Soon after, local news beckoned, and "Eyewitness News?"
For me, 'Eyewitness' offered what you might call 'social responsibility' and I went ahead and did just that, and also traveled the world, including South Africa where I met Nelson Mandela who I became friends with.
Your reflections now on "Eyewitness News?"
For me, it was a coming together of a great newsroom where I would become senior correspondent and go all over the world — the Gulf War, Bosnia, Somalia … Roger [co-anchor Grimsby, who died in 1995] and I also became great friends. Roger was a veteran of [the Korean] war and I knew he had suffered greatly during the war. There was a sadness about him. There were a lot of other close friends at 'Eyewitness' too. Everyone there was a committed journalist. It was the journalism first, always.
In 1980 you also filed a racial discrimination lawsuit against the station and network. Why?
My lawsuit was based on the fact that I didn't see any real possibilities across the board for upward mobility for black people and I really thought that needed to be adjudicated. It needed to be brought out. When I filed the suit, we did discovery and found that ABC had counted [me] as five different minority hires. The lawsuit [which was settled out of court] wasn't about me. It was about the principle.
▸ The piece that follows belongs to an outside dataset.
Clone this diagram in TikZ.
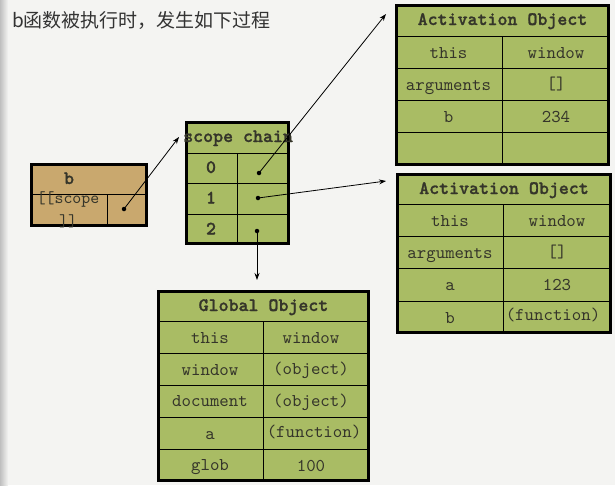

During your run as anchor and correspondent, you negotiated a number of hostage situations.
I would try to get everyone to put down their guns, and say, 'You don't want to die over this.' I had a reputation, I guess, as someone who would go in and talk sense to people.
Why though? You could have been killed.
The police asked me to. I certainly didn't want to. They were horrendous situations where anything could happen and you're always taking a chance, especially when people have guns in their hands.
You left WNBC/4 to care for your father at the East Neck Nursing and Rehab Center in West Babylon. Given your fraught history with him, why?
My mother's death [Irene, in 1995] was a tremendous blow to me and while I didn't adore my father I was heartsick when I was working as my mother was dying and I just couldn't bring myself to let that happen again...I'll never forget that when I quit he said, 'You quit to be with me?' I think that's something he left the world with.
You've been an artist almost since childhood. Why art?
The one place I found solace was at the Met. It was like being in a church. But I was always painting. I was long displayed at the Walter Wickiser Gallery [in Chelsea] and had some pieces displayed at the Museum of Modern Art, too.
You once wrote somewhere that painting forced you to face yourself. What did you learn?
That I'm scared in the universe [laughs]. I found I have a lot of fear. But I also liked finding beauty in strange places and exploring how we are multifaceted human beings and not just one thing, and that we could be so many more things if we explored more of what we are.
You are a perfect case in point. Any regrets?
No [pauses]. I was once asked long ago to be one of the first anchors of CNN [when it launched in 1980] and even had lunch with Ted Turner, but I turned it down. Didn't want to live in Atlanta. I could say that was pivotal. Maybe I should have. I don't know. But no regrets.